It took Burris a couple of snips before the dark red bunch of hair was cut off.
"It was really thick," Burris said, handing Solomon the ponytail. "You still have a lot of hair left over, but you definitely don't have long hair anymore. How's it feel?"
Although it was for a good cause, the North Clay Middle School seventh-grader has endured quite a bit of chiding about growing his long hair over the past two years.
"Everyone, and I mean everyone, had something to say about it," Solomon said. "They kept telling me, even today, that I needed to get it cut. But no one ever asked why I was growing my hair long."
Solomon wishes people would have at least asked or listened to the reason why he let his hair grow so long.
Although he doesn't personally know of a child suffering from hair loss, Solomon said he wanted to help them after learning about the charitable organization Locks of Love.

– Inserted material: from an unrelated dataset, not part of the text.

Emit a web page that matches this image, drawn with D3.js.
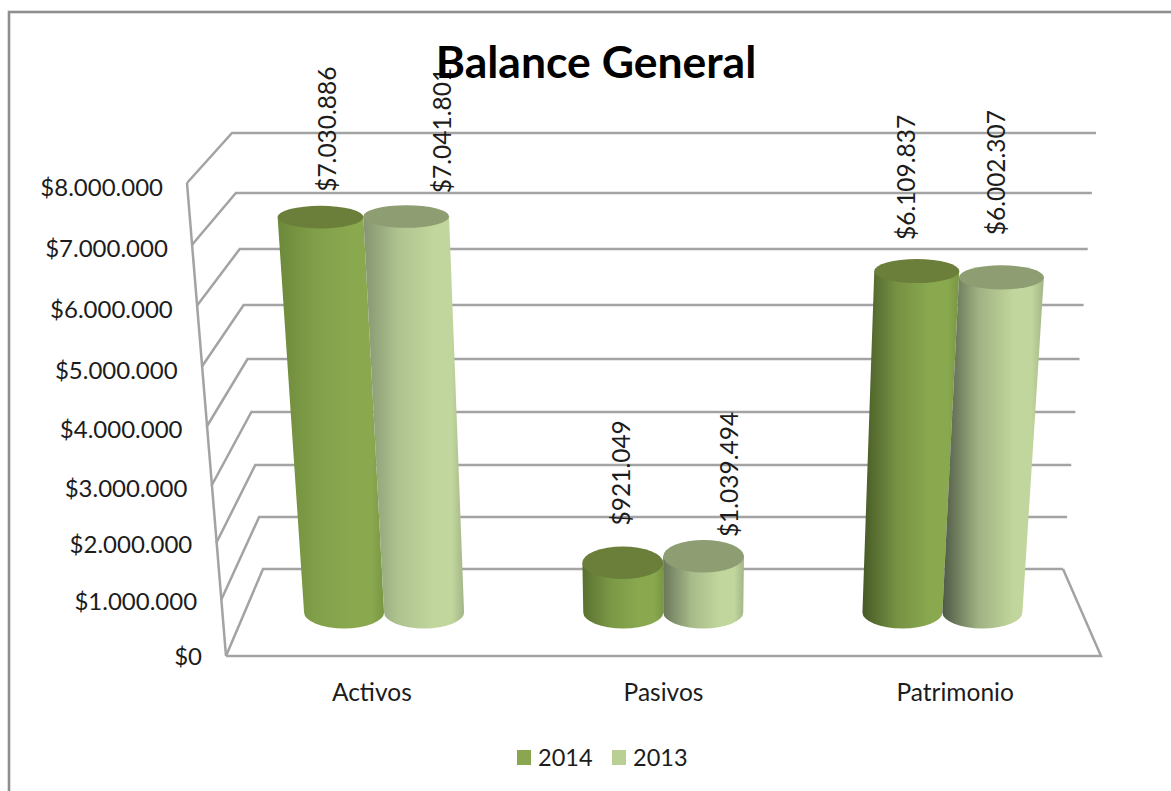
<!DOCTYPE html>
<html>
<head>
<meta charset="utf-8">
<script src="https://cdn.jsdelivr.net/npm/d3@7"></script>
<style>
  html, body { margin: 0; background: #fff; overflow: hidden; }
  svg { display: block; }
  text { font-family: Lato, "Open Sans", sans-serif; fill: #1c1c1c; }
</style>
</head>
<body>
<script>
const categories = ["Activos", "Pasivos", "Patrimonio"];
const seriesNames = ["2014", "2013"];
const values2014 = [7030886, 921049, 6109837];
const values2013 = [7041801, 1039494, 6002307];
const tickValues = [0, 1000000, 2000000, 3000000, 4000000, 5000000, 6000000, 7000000, 8000000];

// Hand-placed data label offsets from the top of each cylinder, by series then category.
const labelNudge2014 = [[7, -14], [-1, -21], [-10, -19]];
const labelNudge2013 = [[36, -12], [26, -3], [-5, -30]];

const width = 1171, height = 791;
const baseColors = ["#8aa94f", "#c1d69c"];
const capColors = ["#6b7f3b", "#8e9d72"];
const darkEdge = ["#3f5223", "#4c5744"];
const softEdge = ["#6d8a3b", "#8f9f79"];

const svg = d3.select("body").append("svg").attr("width", width).attr("height", height);
const defs = svg.append("defs");

// Outer chart frame: only the top and left edges fall inside the page
svg.append("rect").attr("x", 9).attr("y", 12).attr("width", 1300).attr("height", 900)
  .attr("fill", "#fff").attr("stroke", "#8e8e8e").attr("stroke-width", 2.6);

// The value axis is in perspective, so each plane has its own piecewise scale.
const frontY = d3.scaleLinear().domain(tickValues).range([656, 600, 543, 486, 427, 367, 306, 245, 183]);
const backY = d3.scaleLinear().domain(tickValues).range([569, 517, 465, 412, 359, 305, 249, 193, 133]);
const frontLeftX = d3.scaleLinear().domain([0, 8000000]).range([226, 187]);
const backLeftX = d3.scaleLinear().domain([0, 8000000]).range([263, 232]);
const frontRightX = d3.scaleLinear().domain([0, 8000000]).range([1101, 1135]);
const backRightX = d3.scaleLinear().domain([0, 8000000]).range([1063, 1096]);

// Maps a category fraction (0-1 across the floor), a value and a depth (0 front, 1 back) to the page.
function project(t, v, depth) {
  const y = frontY(v) + (backY(v) - frontY(v)) * depth;
  const l = frontLeftX(v) + (backLeftX(v) - frontLeftX(v)) * depth;
  const r = frontRightX(v) + (backRightX(v) - frontRightX(v)) * depth;
  return { x: l + (r - l) * t, y, span: r - l };
}

const band = d3.scaleBand().domain(categories).range([0, 1]).padding(0);
const inner = d3.scaleBand().domain(seriesNames).range([0, band.bandwidth()]).paddingOuter(0.745).paddingInner(0);

const grid = svg.append("g").attr("fill", "none").attr("stroke", "#a3a3a3").attr("stroke-width", 2.5);

// Back wall gridlines and side wall diagonals
tickValues.forEach(v => {
  grid.append("path").attr("d", d3.line()([
    [frontLeftX(v), frontY(v)], [backLeftX(v), backY(v)], [backRightX(v), backY(v)]
  ]));
});
// Vertical edge of the side wall
grid.append("line")
  .attr("x1", frontLeftX(0)).attr("y1", frontY(0))
  .attr("x2", frontLeftX(8000000)).attr("y2", frontY(8000000));
// Floor outline
grid.append("path").attr("d", d3.line()([
  [frontLeftX(0), frontY(0)], [frontRightX(0), frontY(0)], [backRightX(0), backY(0)]
]));

// Value axis labels follow the slanted front edge
svg.append("g").selectAll("text").data(tickValues).join("text")
  .attr("x", v => frontLeftX(v) - 24)
  .attr("y", v => frontY(v) + 1 + 3.5 * v / 8000000)
  .attr("dy", "0.35em")
  .attr("text-anchor", "end")
  .attr("font-size", 24)
  .text(v => "$" + d3.format(",")(v).replace(/,/g, "."));

// Category labels under the floor
svg.append("g").selectAll("text").data(categories).join("text")
  .attr("x", c => frontLeftX(0) + (frontRightX(0) - frontLeftX(0)) * (band(c) + band.bandwidth() / 2))
  .attr("y", 692).attr("dy", "0.35em")
  .attr("text-anchor", "middle").attr("font-size", 24.5)
  .text(c => c);

const series = [values2014, values2013];
const nudges = [labelNudge2014, labelNudge2013];
const bars = [];
categories.forEach((c, ci) => {
  seriesNames.forEach((s, si) => {
    bars.push({
      c, ci, s, si,
      value: series[si][ci],
      t: band(c) + inner(s) + inner.bandwidth() / 2,
      halfT: inner.bandwidth() / 2,
      nudge: nudges[si][ci]
    });
  });
});

const depthMid = 0.5;

// Cylinder side shading darkens toward the right of the chart
bars.forEach((b, i) => {
  const lit = d3.interpolateRgb(softEdge[b.si], darkEdge[b.si])((b.t - 0.1) / 0.8);
  const g = defs.append("linearGradient").attr("id", "cyl" + i)
    .attr("x1", 0).attr("x2", 1).attr("y1", 0).attr("y2", 0);
  const stops = [
    [0, lit],
    [0.35, d3.interpolateRgb(lit, baseColors[b.si])(0.7)],
    [0.7, baseColors[b.si]],
    [0.88, baseColors[b.si]],
    [1, d3.interpolateRgb(baseColors[b.si], softEdge[b.si])(0.6)]
  ];
  stops.forEach(st => g.append("stop").attr("offset", st[0]).attr("stop-color", st[1]));
});

const cylinders = svg.append("g");
bars.forEach((b, i) => {
  const bot = project(b.t, 0, depthMid);
  const top = project(b.t, b.value, depthMid);
  const rxB = bot.span * b.halfT, rxT = top.span * b.halfT;
  const ryB = 16;
  const ryT = (frontY(b.value) - backY(b.value)) * 0.16 + 3;
  const g = cylinders.append("g");
  g.append("path")
    .attr("d", `M${top.x - rxT},${top.y} L${bot.x - rxB},${bot.y}
      A${rxB},${ryB} 0 0 0 ${bot.x + rxB},${bot.y}
      L${top.x + rxT},${top.y} Z`)
    .attr("fill", `url(#cyl${i})`);
  g.append("ellipse")
    .attr("cx", top.x).attr("cy", top.y).attr("rx", rxT).attr("ry", ryT)
    .attr("fill", capColors[b.si]);
  b.labelX = top.x + b.nudge[0];
  b.labelY = top.y - ryT + b.nudge[1];
});

// Rotated value labels above each cylinder
svg.append("g").selectAll("text").data(bars).join("text")
  .attr("transform", b => `translate(${b.labelX},${b.labelY}) rotate(-90)`)
  .attr("dy", "0.35em")
  .attr("font-size", 24.5)
  .text(b => "$" + d3.format(",")(b.value).replace(/,/g, "."));

// Title sits over the data labels
svg.append("text").attr("x", 596).attr("y", 62).attr("dy", "0.35em")
  .attr("text-anchor", "middle").attr("font-size", 44.5).attr("font-weight", 700)
  .style("fill", "#000").text("Balance General");

// Legend
const legendX = d3.scaleOrdinal().domain(seriesNames).range([517, 612]);
const legend = svg.append("g").selectAll("g").data(seriesNames).join("g")
  .attr("transform", s => `translate(${legendX(s)},750)`);
legend.append("rect").attr("width", 14).attr("height", 15)
  .attr("fill", (s, i) => ["#8aa64e", "#b9cf93"][i]);
legend.append("text").attr("x", 21).attr("y", 8).attr("dy", "0.35em")
  .attr("font-size", 23.5).text(s => s);
</script>
</body>
</html>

Locks of Love provides high quality wigs for free or at affordable costs to needy children (18 or younger) who are suffering from a long-term medical condition that causes hair loss.
The organization's mission is to help restore self-esteem and confidence, enabling the children a way to face the world and their peers.
"I think it is great that someone else will be able to wear my hair," Solomon said. "It took more than two years to grow my hair long enough for today, but I don't think it will take that long to do it again."
Although his mother, Kristina McVay, is proud of her son's participation in the program, she thinks people shouldn't have passed such quick judgment on her son based solely on the length of his hair.
"Damien is a good boy. He gets good grades. He's on the wrestling team at school, but there have been incidents when people said he wasn't setting a good example for the school," McVay said. "What better example of a good kid can you ask for than this? I thought as a society we had gone past judging the character of a person on their looks, especially someone with long hair. It really doesn't matter in the end what other people think, because Damien was doing the right thing. He was helping other children."
When asked if he was going to let his hair grow again, Solomon ran his hands through what was left of his hair and smiled.
"Sure," he said. "If it helps keep someone else from being teased about not having hair, they can have mine."